With a 17-grain bullet, the .17 HMR shoots about as flat as traditional factory loadings of the .22 Hornet and .218 Bee and is incredibly accurate in a good rifle.

My favorite .22 LR load for varminting is the CCI Stinger, but it is not always accurate in all rifles. Although not as fast, Remington’s Yellow Jacket is sometimes more accurate and does a good enough job on flickertails and other small animals as far away as I care to shoot at them. The Winchester Xpediter is also a good varmint load. There are other choices, but between those three, one or the other will usually deliver satisfactory accuracy from about any rifle.

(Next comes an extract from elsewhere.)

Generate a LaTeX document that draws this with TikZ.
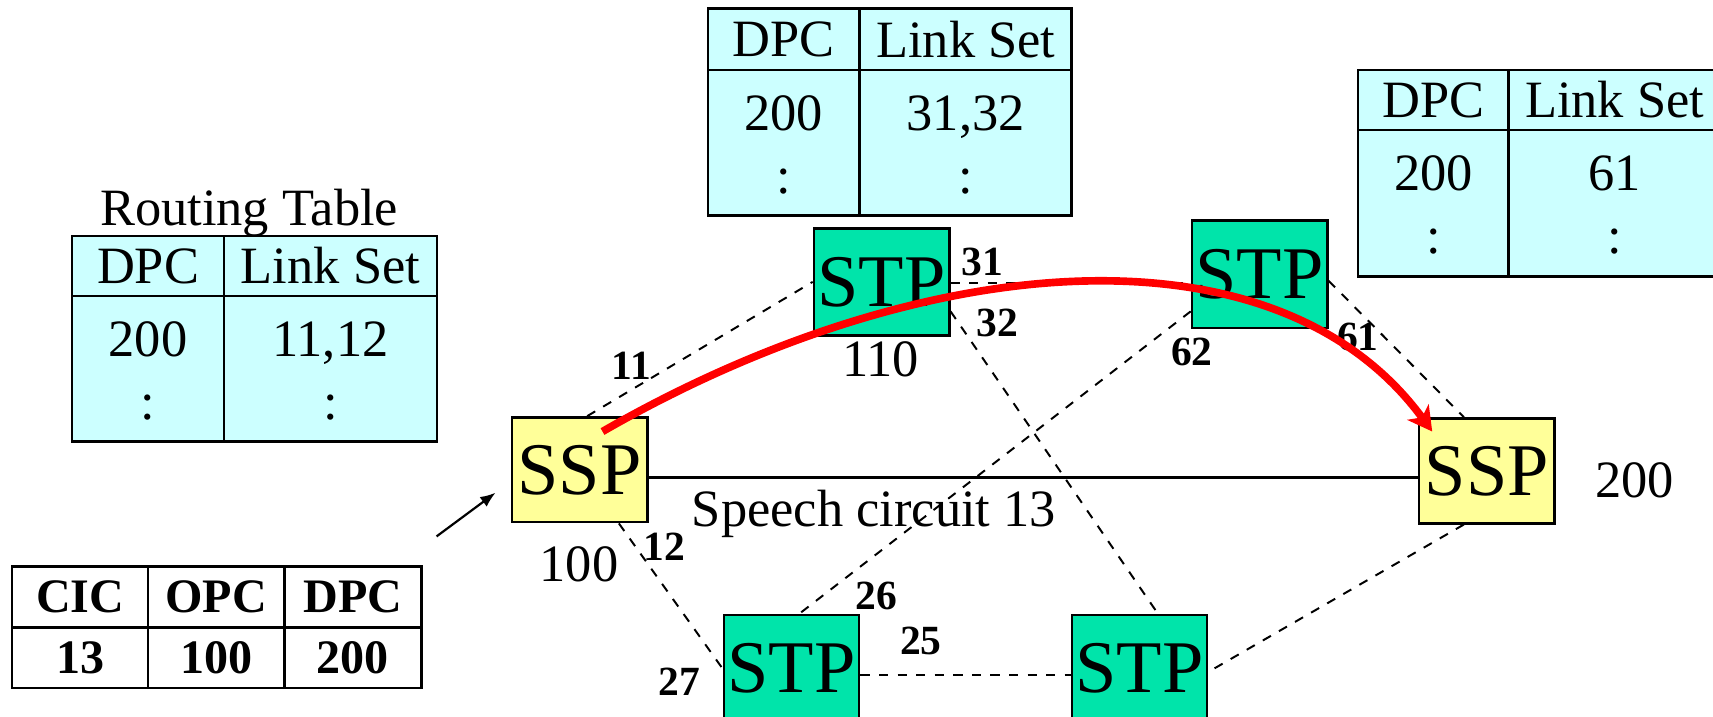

Various high-velocity hollowpoint loadings are the traditional favorites for small-game hunting, and since they are quite deadly on rabbits and squirrels with hits about anywhere in the forward one-third of their bodies, they are the logical choices for the typical rifle. Nowadays, I tend to mostly hunt with match-quality rifles accurate enough to consistently make head shots out to 50 yards or so, and for that, plain-vanilla, standard-velocity loads are often more accurate. CCI Green Tag is quite good, as are the subsonic loads from Remington and Winchester. Often more accurate and capable of shooting well inside half an inch at 50 yards is the match ammo loaded by Eley for Remington. As its price indicates, Remington’s EPS load is usually the most accurate, but groups fired by a couple of my rifles with Club Xtra and Target Rifle are about as small.

.17 HMR
The .17 HMR took off like a rocket, and as far as I know, it has yet to slow down. Why this is true is no big mystery. Loaded to a muzzle velocity of 2,550 fps with a 17-grain bullet, it shoots about as flat as traditional factory loadings of the .22 Hornet and .218 Bee and is incredibly accurate in a good rifle. Recoil is close to nonexistent, and as varmint cartridges go, its bark is quite soft. Since that tiny little bullet is easily blown off course, the .17 HMR is not a windy-day cartridge, but under calm conditions a good rifleman can spoil the day for prairie dogs and smaller varmints out to 200 very long paces. More distant hits are possible with this cartridge, but with the exception of smaller targets, such as flickertails and such, kills will not always be instant at much beyond 200 yards.

In addition to super-accurate and value-priced bolt-action rifles, the .17 HMR is also chambered in lever-actions such as this Henry.

As good as the .17 HMR is, it has stiff competition on both sides of the performance range. On one side is a better small-game cartridge called the .17 HM2. On the other side sits the .22 WMR, which is more effective on targets larger than prairie dogs. The .17 HMR presently outsells those two cartridges, but it had best not look back because friends in the ammunition business tell me the .22 WMR is beginning to nip closely at its heels in popularity.

I have shot a lot of small varmints with exceptionally accurate rifles in .17 HMR, and I cannot think of a single really negative thing to say about it. It is not the best choice available for every job, but then no cartridge is. An excellent option for the varmint shooter who does not reload his cartridges, it is exceptionally good at what it does best—reaching across the back 40 owned by a farmer who may cancel your invitation if the cartridge you are shooting makes too much noise.